What the task requires
Give the material once more, word for word, without any images.

The data

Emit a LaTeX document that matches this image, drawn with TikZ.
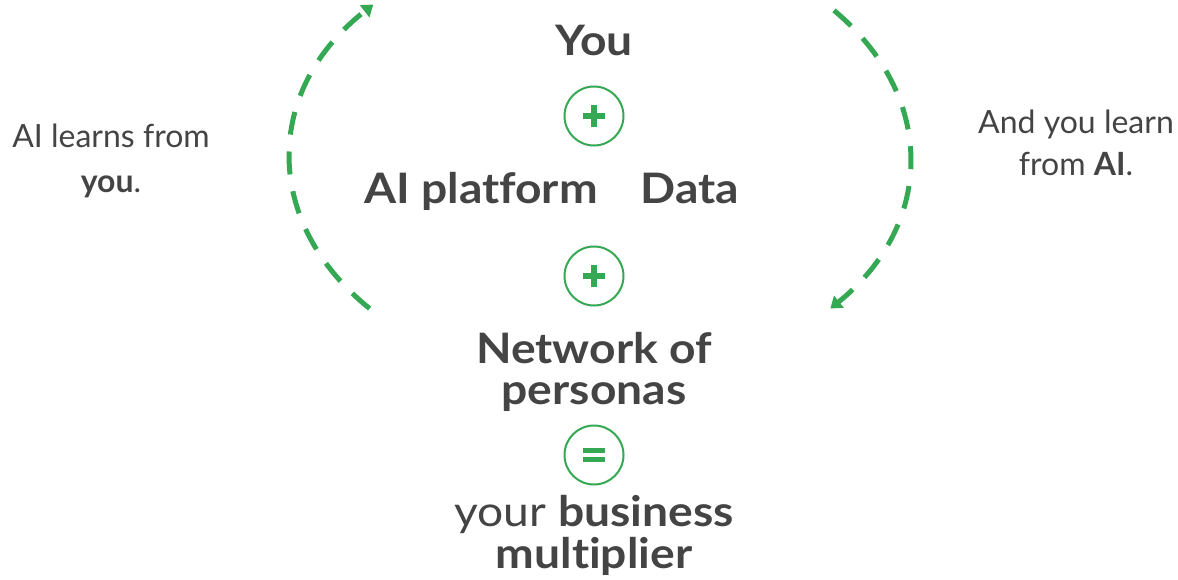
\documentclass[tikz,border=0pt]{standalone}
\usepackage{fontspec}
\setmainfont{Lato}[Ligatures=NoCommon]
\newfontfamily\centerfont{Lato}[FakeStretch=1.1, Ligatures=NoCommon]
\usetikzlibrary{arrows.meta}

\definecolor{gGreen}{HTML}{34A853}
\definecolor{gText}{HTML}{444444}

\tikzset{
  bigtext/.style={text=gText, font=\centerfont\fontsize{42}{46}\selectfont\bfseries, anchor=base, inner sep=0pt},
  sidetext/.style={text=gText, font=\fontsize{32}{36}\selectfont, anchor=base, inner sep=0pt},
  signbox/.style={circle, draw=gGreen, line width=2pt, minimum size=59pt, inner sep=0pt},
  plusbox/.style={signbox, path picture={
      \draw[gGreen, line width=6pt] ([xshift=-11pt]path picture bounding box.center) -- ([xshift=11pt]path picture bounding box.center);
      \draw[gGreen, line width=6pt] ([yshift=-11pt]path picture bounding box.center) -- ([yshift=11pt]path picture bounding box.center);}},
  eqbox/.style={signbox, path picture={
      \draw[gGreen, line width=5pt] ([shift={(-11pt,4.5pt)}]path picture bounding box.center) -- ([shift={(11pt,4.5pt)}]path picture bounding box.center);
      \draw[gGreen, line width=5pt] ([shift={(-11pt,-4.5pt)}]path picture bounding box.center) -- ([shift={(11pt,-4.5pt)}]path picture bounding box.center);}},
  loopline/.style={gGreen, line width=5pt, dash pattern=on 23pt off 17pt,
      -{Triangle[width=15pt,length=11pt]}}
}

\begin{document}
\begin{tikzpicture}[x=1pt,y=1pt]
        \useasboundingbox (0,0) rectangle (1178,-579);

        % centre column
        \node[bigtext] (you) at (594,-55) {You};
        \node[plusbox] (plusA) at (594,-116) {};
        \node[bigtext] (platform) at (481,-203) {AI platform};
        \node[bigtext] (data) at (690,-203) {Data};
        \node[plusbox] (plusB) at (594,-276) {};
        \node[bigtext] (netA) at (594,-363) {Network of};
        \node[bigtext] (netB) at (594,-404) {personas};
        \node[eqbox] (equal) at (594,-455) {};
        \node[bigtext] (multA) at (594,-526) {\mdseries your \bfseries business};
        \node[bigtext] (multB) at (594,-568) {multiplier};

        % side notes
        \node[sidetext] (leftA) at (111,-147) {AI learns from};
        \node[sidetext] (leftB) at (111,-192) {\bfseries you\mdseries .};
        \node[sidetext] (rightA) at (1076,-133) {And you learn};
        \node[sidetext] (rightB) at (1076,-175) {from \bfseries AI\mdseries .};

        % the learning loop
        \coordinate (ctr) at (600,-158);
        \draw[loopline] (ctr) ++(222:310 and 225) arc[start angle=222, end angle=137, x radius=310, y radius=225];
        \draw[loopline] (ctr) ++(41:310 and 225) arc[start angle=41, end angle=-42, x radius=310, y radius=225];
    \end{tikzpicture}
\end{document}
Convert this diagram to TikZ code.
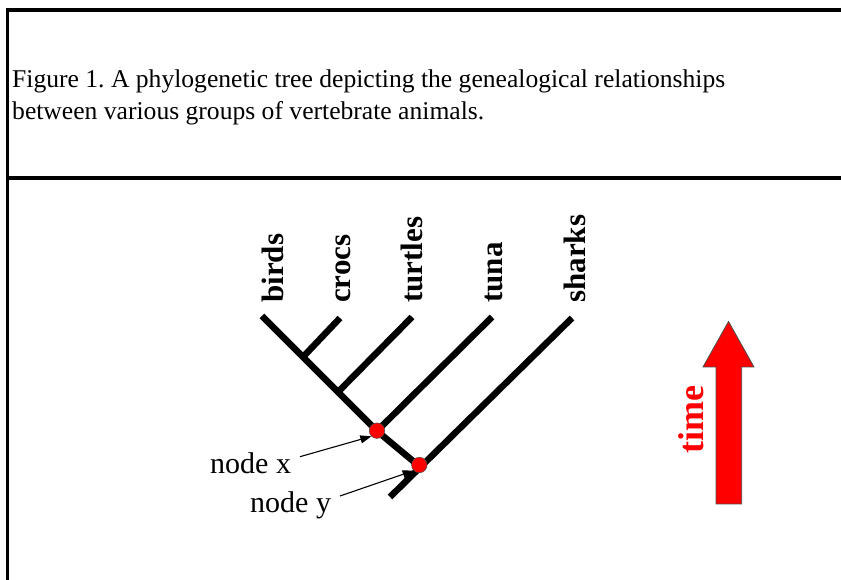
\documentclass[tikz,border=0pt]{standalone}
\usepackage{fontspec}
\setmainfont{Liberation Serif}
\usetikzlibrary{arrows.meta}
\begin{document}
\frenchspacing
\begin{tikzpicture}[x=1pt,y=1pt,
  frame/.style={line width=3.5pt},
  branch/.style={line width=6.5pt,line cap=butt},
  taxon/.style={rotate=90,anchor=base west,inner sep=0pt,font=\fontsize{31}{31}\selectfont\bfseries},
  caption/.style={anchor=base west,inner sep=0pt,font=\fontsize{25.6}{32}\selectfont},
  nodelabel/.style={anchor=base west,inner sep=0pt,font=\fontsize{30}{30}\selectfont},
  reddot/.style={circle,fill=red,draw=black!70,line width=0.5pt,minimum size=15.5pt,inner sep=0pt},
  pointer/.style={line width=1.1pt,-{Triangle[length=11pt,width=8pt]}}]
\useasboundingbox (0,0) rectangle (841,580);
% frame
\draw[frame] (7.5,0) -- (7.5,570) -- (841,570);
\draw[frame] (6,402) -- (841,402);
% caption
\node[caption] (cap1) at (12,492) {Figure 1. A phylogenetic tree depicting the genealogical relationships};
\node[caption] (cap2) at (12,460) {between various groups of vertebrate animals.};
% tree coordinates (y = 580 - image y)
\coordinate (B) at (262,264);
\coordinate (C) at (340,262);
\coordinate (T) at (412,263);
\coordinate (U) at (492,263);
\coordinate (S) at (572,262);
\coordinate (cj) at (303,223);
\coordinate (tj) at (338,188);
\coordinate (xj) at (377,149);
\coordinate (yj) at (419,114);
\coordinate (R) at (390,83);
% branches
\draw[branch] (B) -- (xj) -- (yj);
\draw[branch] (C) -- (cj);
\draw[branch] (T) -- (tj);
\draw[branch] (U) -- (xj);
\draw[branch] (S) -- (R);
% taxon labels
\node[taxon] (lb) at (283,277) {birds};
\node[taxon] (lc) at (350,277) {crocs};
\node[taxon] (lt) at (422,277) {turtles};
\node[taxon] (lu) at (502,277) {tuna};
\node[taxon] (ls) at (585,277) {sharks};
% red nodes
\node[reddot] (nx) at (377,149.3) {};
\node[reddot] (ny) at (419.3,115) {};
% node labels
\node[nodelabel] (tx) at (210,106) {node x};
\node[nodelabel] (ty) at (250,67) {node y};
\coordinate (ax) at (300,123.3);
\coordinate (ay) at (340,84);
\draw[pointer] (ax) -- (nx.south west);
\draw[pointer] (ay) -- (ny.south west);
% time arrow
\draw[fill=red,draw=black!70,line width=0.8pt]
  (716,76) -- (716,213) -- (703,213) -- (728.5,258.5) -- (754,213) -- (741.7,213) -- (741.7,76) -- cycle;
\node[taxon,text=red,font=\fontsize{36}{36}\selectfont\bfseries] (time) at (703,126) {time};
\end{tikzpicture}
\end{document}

Correct answer
Emit a LaTeX document that matches this image, drawn with TikZ.
\documentclass[tikz,border=0pt]{standalone}
\usepackage{fontspec}
\setmainfont{Lato}[Ligatures=NoCommon]
\newfontfamily\centerfont{Lato}[FakeStretch=1.1, Ligatures=NoCommon]
\usetikzlibrary{arrows.meta}

\definecolor{gGreen}{HTML}{34A853}
\definecolor{gText}{HTML}{444444}

\tikzset{
  bigtext/.style={text=gText, font=\centerfont\fontsize{42}{46}\selectfont\bfseries, anchor=base, inner sep=0pt},
  sidetext/.style={text=gText, font=\fontsize{32}{36}\selectfont, anchor=base, inner sep=0pt},
  signbox/.style={circle, draw=gGreen, line width=2pt, minimum size=59pt, inner sep=0pt},
  plusbox/.style={signbox, path picture={
      \draw[gGreen, line width=6pt] ([xshift=-11pt]path picture bounding box.center) -- ([xshift=11pt]path picture bounding box.center);
      \draw[gGreen, line width=6pt] ([yshift=-11pt]path picture bounding box.center) -- ([yshift=11pt]path picture bounding box.center);}},
  eqbox/.style={signbox, path picture={
      \draw[gGreen, line width=5pt] ([shift={(-11pt,4.5pt)}]path picture bounding box.center) -- ([shift={(11pt,4.5pt)}]path picture bounding box.center);
      \draw[gGreen, line width=5pt] ([shift={(-11pt,-4.5pt)}]path picture bounding box.center) -- ([shift={(11pt,-4.5pt)}]path picture bounding box.center);}},
  loopline/.style={gGreen, line width=5pt, dash pattern=on 23pt off 17pt,
      -{Triangle[width=15pt,length=11pt]}}
}

\begin{document}
\begin{tikzpicture}[x=1pt,y=1pt]
        \useasboundingbox (0,0) rectangle (1178,-579);

        % centre column
        \node[bigtext] (you) at (594,-55) {You};
        \node[plusbox] (plusA) at (594,-116) {};
        \node[bigtext] (platform) at (481,-203) {AI platform};
        \node[bigtext] (data) at (690,-203) {Data};
        \node[plusbox] (plusB) at (594,-276) {};
        \node[bigtext] (netA) at (594,-363) {Network of};
        \node[bigtext] (netB) at (594,-404) {personas};
        \node[eqbox] (equal) at (594,-455) {};
        \node[bigtext] (multA) at (594,-526) {\mdseries your \bfseries business};
        \node[bigtext] (multB) at (594,-568) {multiplier};

        % side notes
        \node[sidetext] (leftA) at (111,-147) {AI learns from};
        \node[sidetext] (leftB) at (111,-192) {\bfseries you\mdseries .};
        \node[sidetext] (rightA) at (1076,-133) {And you learn};
        \node[sidetext] (rightB) at (1076,-175) {from \bfseries AI\mdseries .};

        % the learning loop
        \coordinate (ctr) at (600,-158);
        \draw[loopline] (ctr) ++(222:310 and 225) arc[start angle=222, end angle=137, x radius=310, y radius=225];
        \draw[loopline] (ctr) ++(41:310 and 225) arc[start angle=41, end angle=-42, x radius=310, y radius=225];
    \end{tikzpicture}
\end{document}
Convert this diagram to TikZ code.
\documentclass[tikz,border=0pt]{standalone}
\usepackage{fontspec}
\setmainfont{Liberation Serif}
\usetikzlibrary{arrows.meta}
\begin{document}
\frenchspacing
\begin{tikzpicture}[x=1pt,y=1pt,
  frame/.style={line width=3.5pt},
  branch/.style={line width=6.5pt,line cap=butt},
  taxon/.style={rotate=90,anchor=base west,inner sep=0pt,font=\fontsize{31}{31}\selectfont\bfseries},
  caption/.style={anchor=base west,inner sep=0pt,font=\fontsize{25.6}{32}\selectfont},
  nodelabel/.style={anchor=base west,inner sep=0pt,font=\fontsize{30}{30}\selectfont},
  reddot/.style={circle,fill=red,draw=black!70,line width=0.5pt,minimum size=15.5pt,inner sep=0pt},
  pointer/.style={line width=1.1pt,-{Triangle[length=11pt,width=8pt]}}]
\useasboundingbox (0,0) rectangle (841,580);
% frame
\draw[frame] (7.5,0) -- (7.5,570) -- (841,570);
\draw[frame] (6,402) -- (841,402);
% caption
\node[caption] (cap1) at (12,492) {Figure 1. A phylogenetic tree depicting the genealogical relationships};
\node[caption] (cap2) at (12,460) {between various groups of vertebrate animals.};
% tree coordinates (y = 580 - image y)
\coordinate (B) at (262,264);
\coordinate (C) at (340,262);
\coordinate (T) at (412,263);
\coordinate (U) at (492,263);
\coordinate (S) at (572,262);
\coordinate (cj) at (303,223);
\coordinate (tj) at (338,188);
\coordinate (xj) at (377,149);
\coordinate (yj) at (419,114);
\coordinate (R) at (390,83);
% branches
\draw[branch] (B) -- (xj) -- (yj);
\draw[branch] (C) -- (cj);
\draw[branch] (T) -- (tj);
\draw[branch] (U) -- (xj);
\draw[branch] (S) -- (R);
% taxon labels
\node[taxon] (lb) at (283,277) {birds};
\node[taxon] (lc) at (350,277) {crocs};
\node[taxon] (lt) at (422,277) {turtles};
\node[taxon] (lu) at (502,277) {tuna};
\node[taxon] (ls) at (585,277) {sharks};
% red nodes
\node[reddot] (nx) at (377,149.3) {};
\node[reddot] (ny) at (419.3,115) {};
% node labels
\node[nodelabel] (tx) at (210,106) {node x};
\node[nodelabel] (ty) at (250,67) {node y};
\coordinate (ax) at (300,123.3);
\coordinate (ay) at (340,84);
\draw[pointer] (ax) -- (nx.south west);
\draw[pointer] (ay) -- (ny.south west);
% time arrow
\draw[fill=red,draw=black!70,line width=0.8pt]
  (716,76) -- (716,213) -- (703,213) -- (728.5,258.5) -- (754,213) -- (741.7,213) -- (741.7,76) -- cycle;
\node[taxon,text=red,font=\fontsize{36}{36}\selectfont\bfseries] (time) at (703,126) {time};
\end{tikzpicture}
\end{document}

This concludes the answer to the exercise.